> **EXERCISE**: Quote the data exactly, first line to the line containing "const names = ['ref.Xe8%', 'gap", with no pictures.

> **RAW DATA**:
******************************

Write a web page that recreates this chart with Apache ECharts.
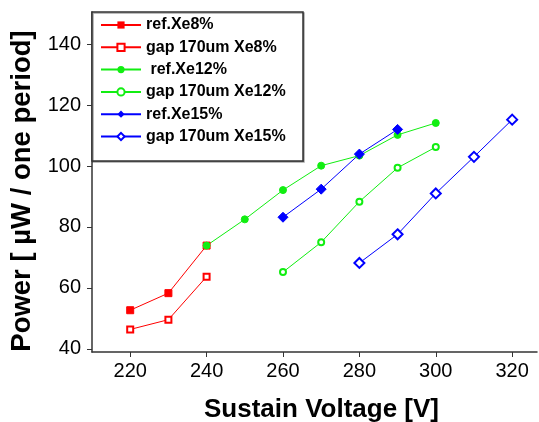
<!DOCTYPE html>
<html>
<head>
<meta charset="utf-8">
<script src="https://cdn.jsdelivr.net/npm/echarts@6/dist/echarts.min.js"></script>
<style>
  html, body { margin: 0; padding: 0; background: #fff; }
  #myChart { width: 539px; height: 422px; }
</style>
</head>
<body>
<div id="myChart"></div>
<script>
// tick labels
const xTicks = [220, 240, 260, 280, 300, 320]
const yTicks = [40, 60, 80, 100, 120, 140]

// series: [voltage, power]
const refXe8 = [[220, 52.7], [230, 58.3], [240, 73.9]]
const gapXe8 = [[220, 46.4], [230, 49.6], [240, 63.7]]
const refXe12 = [[240, 73.9], [250, 82.5], [260, 92.1], [270, 100.1], [280, 103.4], [290, 110.2], [300, 114.1]]
const gapXe12 = [[260, 65.2], [270, 75], [280, 88.3], [290, 99.4], [300, 106.2]]
const refXe15 = [[260, 83.2], [270, 92.4], [280, 103.9], [290, 112]]
const gapXe15 = [[280, 68.2], [290, 77.6], [300, 91], [310, 103], [320, 115.2]]

const names = ['ref.Xe8%', 'gap 170um Xe8%', ' ref.Xe12%', 'gap 170um Xe12%', 'ref.Xe15%', 'gap 170um Xe15%']

function makeSeries(name, data, color, symbol, size) {
  return {
    name: name,
    type: 'line',
    data: data,
    symbol: symbol,
    symbolSize: size,
    color: color,
    itemStyle: { color: color, borderColor: color },
    lineStyle: { color: color, width: 1 },
    emphasis: { disabled: true },
    z: 2
  }
}

let myChart = echarts.init(document.getElementById('myChart'))
myChart.setOption({
  animation: false,
  backgroundColor: '#fff',
  textStyle: { fontFamily: 'Arial, "Liberation Sans", sans-serif' },
  grid: { left: 92, right: 2, top: 12, bottom: 70, outerBoundsMode: 'none', containLabel: false },
  graphic: [
    {
      type: 'rect',
      z: 3,
      shape: { x: 92, y: 12, width: 211, height: 149 },
      style: {
        fill: '#fff', stroke: '#333', lineWidth: 1.5,
        shadowColor: 'rgba(0,0,0,0.35)', shadowOffsetX: 1, shadowOffsetY: 1
      }
    }
  ],
  legend: {
    orient: 'vertical',
    left: 100,
    top: 17,
    z: 5,
    itemWidth: 40,
    itemHeight: 9,
    itemGap: 6.3,
    padding: 0,
    data: names,
    textStyle: {
      color: '#000', fontSize: 16, fontWeight: 'bold', lineHeight: 16,
      fontFamily: 'Arial, "Liberation Sans", sans-serif'
    }
  },
  xAxis: {
    type: 'value',
    min: 210,
    max: 326.5,
    name: 'Sustain Voltage [V]',
    nameLocation: 'middle',
    nameGap: 45,
    nameTextStyle: { color: '#000', fontSize: 26, fontWeight: 'bold', padding: [0, 0, 0, 14] },
    splitLine: { show: false },
    axisLine: { show: true, onZero: false, lineStyle: { color: '#333', width: 1.5 } },
    axisTick: { show: true, length: 5, customValues: xTicks, lineStyle: { color: '#333' } },
    axisLabel: { customValues: xTicks, color: '#000', fontSize: 20, margin: 9 }
  },
  yAxis: {
    type: 'value',
    min: 39,
    max: 150.5,
    name: 'Power [ µW / one period]',
    nameLocation: 'middle',
    nameGap: 56,
    nameTextStyle: { color: '#000', fontSize: 27.5, fontWeight: 'bold', padding: [0, 18, 0, 0] },
    splitLine: { show: false },
    axisLine: { show: true, onZero: false, lineStyle: { color: '#333', width: 1.5 } },
    axisTick: { show: true, length: 5, customValues: yTicks, lineStyle: { color: '#333' } },
    axisLabel: { customValues: yTicks, color: '#000', fontSize: 20, margin: 11 }
  },
  series: [
    makeSeries(names[0], refXe8, '#ff0000', 'rect', 7),
    makeSeries(names[1], gapXe8, '#ff0000', 'emptyRect', 6),
    makeSeries(names[2], refXe12, '#11ee11', 'circle', 7),
    makeSeries(names[3], gapXe12, '#11ee11', 'emptyCircle', 6),
    makeSeries(names[4], refXe15, '#0000ff', 'diamond', 10),
    makeSeries(names[5], gapXe15, '#0000ff', 'emptyDiamond', 10)
  ]
})
</script>
</body>
</html>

******************************

> **COMPLETED EXERCISE**:
Write a web page that recreates this chart with Apache ECharts.
<!DOCTYPE html>
<html>
<head>
<meta charset="utf-8">
<script src="https://cdn.jsdelivr.net/npm/echarts@6/dist/echarts.min.js"></script>
<style>
  html, body { margin: 0; padding: 0; background: #fff; }
  #myChart { width: 539px; height: 422px; }
</style>
</head>
<body>
<div id="myChart"></div>
<script>
// tick labels
const xTicks = [220, 240, 260, 280, 300, 320]
const yTicks = [40, 60, 80, 100, 120, 140]

// series: [voltage, power]
const refXe8 = [[220, 52.7], [230, 58.3], [240, 73.9]]
const gapXe8 = [[220, 46.4], [230, 49.6], [240, 63.7]]
const refXe12 = [[240, 73.9], [250, 82.5], [260, 92.1], [270, 100.1], [280, 103.4], [290, 110.2], [300, 114.1]]
const gapXe12 = [[260, 65.2], [270, 75], [280, 88.3], [290, 99.4], [300, 106.2]]
const refXe15 = [[260, 83.2], [270, 92.4], [280, 103.9], [290, 112]]
const gapXe15 = [[280, 68.2], [290, 77.6], [300, 91], [310, 103], [320, 115.2]]

const names = ['ref.Xe8%', 'gap 170um Xe8%', ' ref.Xe12%', 'gap 170um Xe12%', 'ref.Xe15%', 'gap 170um Xe15%']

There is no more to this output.